━━━━━ DATA SECTION ━━━━━

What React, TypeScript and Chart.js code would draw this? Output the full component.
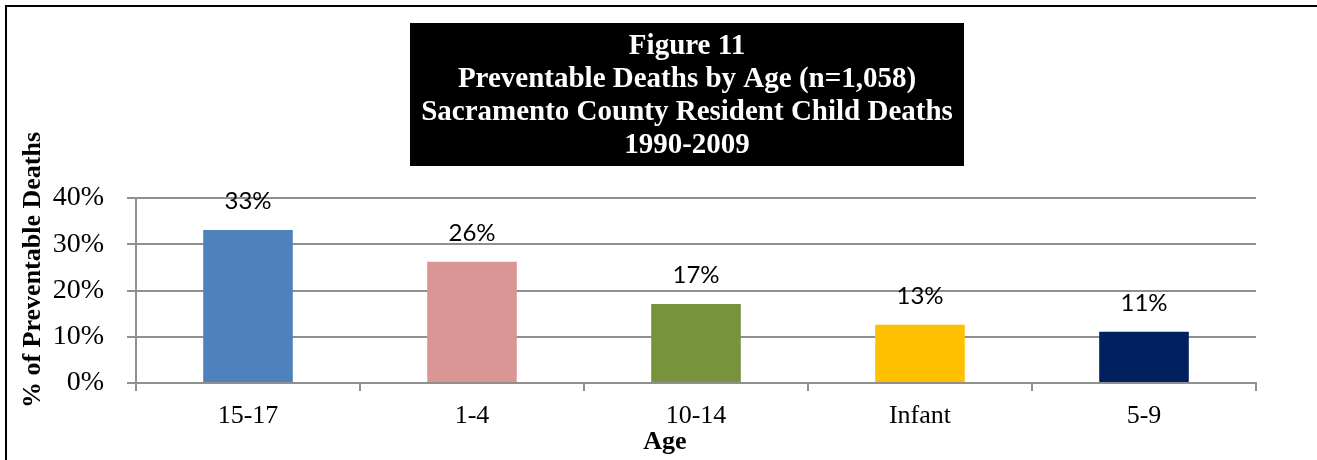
import React, { useEffect, useRef } from "react";
import { Chart, registerables } from "chart.js";

Chart.register(...registerables);

const categories = ["15-17", "1-4", "10-14", "Infant", "5-9"];
const values = [33.1, 26.2, 17.1, 12.6, 11.1];
const barColors = ["#4F81BD", "#D99694", "#77933C", "#FFC000", "#002060"];
const titleLines = [
  "Figure 11",
  "Preventable Deaths by Age (n=1,058)",
  "Sacramento County Resident Child Deaths",
  "1990-2009",
];
const yAxisTitle = "% of Preventable Deaths";
const xAxisTitle = "Age";

const SERIF = "'Liberation Serif', 'Times New Roman', serif";
const GRID = "#8f8f8f";

const decorPlugin = {
  id: "decor",
  beforeDraw(chart: any) {
    const ctx = chart.ctx;
    ctx.save();
    ctx.fillStyle = "#fff";
    ctx.fillRect(0, 0, chart.width, chart.height);
    ctx.strokeStyle = "#000";
    ctx.lineWidth = 2;
    ctx.beginPath();
    ctx.moveTo(6, chart.height);
    ctx.lineTo(6, 6);
    ctx.lineTo(chart.width, 6);
    ctx.stroke();
    ctx.restore();
  },
  afterDraw(chart: any) {
    const ctx = chart.ctx;
    ctx.save();
    // title box
    ctx.fillStyle = "#000";
    ctx.fillRect(410, 23, 554, 143);
    ctx.fillStyle = "#fff";
    ctx.font = `bold 29px ${SERIF}`;
    ctx.textAlign = "center";
    ctx.textBaseline = "alphabetic";
    const baselines = [54, 87, 120, 153];
    titleLines.forEach((t, i) => ctx.fillText(t, 687, baselines[i]));
    // y axis title
    ctx.fillStyle = "#000";
    ctx.font = `bold 26px ${SERIF}`;
    ctx.save();
    ctx.translate(33, 270);
    ctx.rotate(-Math.PI / 2);
    ctx.textBaseline = "middle";
    ctx.fillText(yAxisTitle, 0, 0);
    ctx.restore();
    // x axis title
    ctx.font = `bold 26px ${SERIF}`;
    ctx.textBaseline = "middle";
    ctx.fillText(xAxisTitle, 665, 442);
    // data labels
    const meta = chart.getDatasetMeta(0);
    ctx.font = `24px Lato, 'Open Sans', sans-serif`;
    ctx.textBaseline = "alphabetic";
    meta.data.forEach((bar: any, i: number) => {
      const v = chart.data.datasets[0].data[i] as number;
      ctx.fillText(Math.round(v) + "%", bar.x, bar.y - 21);
    });
    ctx.restore();
  },
};

export default function App() {
  const ref = useRef<HTMLCanvasElement>(null);
  useEffect(() => {
    document.body.style.margin = "0";
    const chart = new Chart(ref.current as HTMLCanvasElement, {
      type: "bar",
      data: {
        labels: categories,
        datasets: [
          {
            data: values,
            backgroundColor: barColors,
            borderWidth: 0,
            categoryPercentage: 1,
            barPercentage: 0.4,
          },
        ],
      },
      options: {
        responsive: false,
        animation: false,
        devicePixelRatio: 1,
        layout: { padding: { top: 198, right: 61, left: 0, bottom: 0 } },
        plugins: {
          legend: { display: false },
          tooltip: { enabled: false },
          title: { display: false },
        },
        scales: {
          x: {
            offset: true,
            grid: {
              offset: true,
              drawOnChartArea: false,
              drawTicks: true,
              tickLength: 8,
              color: GRID,
              lineWidth: 2,
            },
            border: { color: GRID, width: 2 },
            ticks: {
              color: "#000",
              font: { family: SERIF, size: 26 },
              padding: 10,
              maxRotation: 0,
            },
            afterFit: (s: any) => {
              s.height = 77;
            },
          },
          y: {
            min: 0,
            max: 40,
            ticks: {
              stepSize: 10,
              color: "#000",
              font: { family: SERIF, size: 28 },
              padding: 23,
              callback: (v: any) => v + "%",
            },
            grid: { color: GRID, lineWidth: 2, tickLength: 9 },
            border: { color: GRID, width: 2 },
            afterFit: (s: any) => {
              s.width = 136;
            },
          },
        },
      },
      plugins: [decorPlugin],
    });
    return () => chart.destroy();
  }, []);
  return (
    <div style={{ width: 1317, height: 460 }}>
      <canvas ref={ref} width={1317} height={460} />
    </div>
  );
}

━━━━━

REQUIREMENTS =>
Repeat the material above word for word and skip every image in it.

RESULT =>
What React, TypeScript and Chart.js code would draw this? Output the full component.
import React, { useEffect, useRef } from "react";
import { Chart, registerables } from "chart.js";

Chart.register(...registerables);

const categories = ["15-17", "1-4", "10-14", "Infant", "5-9"];
const values = [33.1, 26.2, 17.1, 12.6, 11.1];
const barColors = ["#4F81BD", "#D99694", "#77933C", "#FFC000", "#002060"];
const titleLines = [
  "Figure 11",
  "Preventable Deaths by Age (n=1,058)",
  "Sacramento County Resident Child Deaths",
  "1990-2009",
];
const yAxisTitle = "% of Preventable Deaths";
const xAxisTitle = "Age";

const SERIF = "'Liberation Serif', 'Times New Roman', serif";
const GRID = "#8f8f8f";

const decorPlugin = {
  id: "decor",
  beforeDraw(chart: any) {
    const ctx = chart.ctx;
    ctx.save();
    ctx.fillStyle = "#fff";
    ctx.fillRect(0, 0, chart.width, chart.height);
    ctx.strokeStyle = "#000";
    ctx.lineWidth = 2;
    ctx.beginPath();
    ctx.moveTo(6, chart.height);
    ctx.lineTo(6, 6);
    ctx.lineTo(chart.width, 6);
    ctx.stroke();
    ctx.restore();
  },
  afterDraw(chart: any) {
    const ctx = chart.ctx;
    ctx.save();
    // title box
    ctx.fillStyle = "#000";
    ctx.fillRect(410, 23, 554, 143);
    ctx.fillStyle = "#fff";
    ctx.font = `bold 29px ${SERIF}`;
    ctx.textAlign = "center";
    ctx.textBaseline = "alphabetic";
    const baselines = [54, 87, 120, 153];
    titleLines.forEach((t, i) => ctx.fillText(t, 687, baselines[i]));
    // y axis title
    ctx.fillStyle = "#000";
    ctx.font = `bold 26px ${SERIF}`;
    ctx.save();
    ctx.translate(33, 270);
    ctx.rotate(-Math.PI / 2);
    ctx.textBaseline = "middle";
    ctx.fillText(yAxisTitle, 0, 0);
    ctx.restore();
    // x axis title
    ctx.font = `bold 26px ${SERIF}`;
    ctx.textBaseline = "middle";
    ctx.fillText(xAxisTitle, 665, 442);
    // data labels
    const meta = chart.getDatasetMeta(0);
    ctx.font = `24px Lato, 'Open Sans', sans-serif`;
    ctx.textBaseline = "alphabetic";
    meta.data.forEach((bar: any, i: number) => {
      const v = chart.data.datasets[0].data[i] as number;
      ctx.fillText(Math.round(v) + "%", bar.x, bar.y - 21);
    });
    ctx.restore();
  },
};

export default function App() {
  const ref = useRef<HTMLCanvasElement>(null);
  useEffect(() => {
    document.body.style.margin = "0";
    const chart = new Chart(ref.current as HTMLCanvasElement, {
      type: "bar",
      data: {
        labels: categories,
        datasets: [
          {
            data: values,
            backgroundColor: barColors,
            borderWidth: 0,
            categoryPercentage: 1,
            barPercentage: 0.4,
          },
        ],
      },
      options: {
        responsive: false,
        animation: false,
        devicePixelRatio: 1,
        layout: { padding: { top: 198, right: 61, left: 0, bottom: 0 } },
        plugins: {
          legend: { display: false },
          tooltip: { enabled: false },
          title: { display: false },
        },
        scales: {
          x: {
            offset: true,
            grid: {
              offset: true,
              drawOnChartArea: false,
              drawTicks: true,
              tickLength: 8,
              color: GRID,
              lineWidth: 2,
            },
            border: { color: GRID, width: 2 },
            ticks: {
              color: "#000",
              font: { family: SERIF, size: 26 },
              padding: 10,
              maxRotation: 0,
            },
            afterFit: (s: any) => {
              s.height = 77;
            },
          },
          y: {
            min: 0,
            max: 40,
            ticks: {
              stepSize: 10,
              color: "#000",
              font: { family: SERIF, size: 28 },
              padding: 23,
              callback: (v: any) => v + "%",
            },
            grid: { color: GRID, lineWidth: 2, tickLength: 9 },
            border: { color: GRID, width: 2 },
            afterFit: (s: any) => {
              s.width = 136;
            },
          },
        },
      },
      plugins: [decorPlugin],
    });
    return () => chart.destroy();
  }, []);
  return (
    <div style={{ width: 1317, height: 460 }}>
      <canvas ref={ref} width={1317} height={460} />
    </div>
  );
}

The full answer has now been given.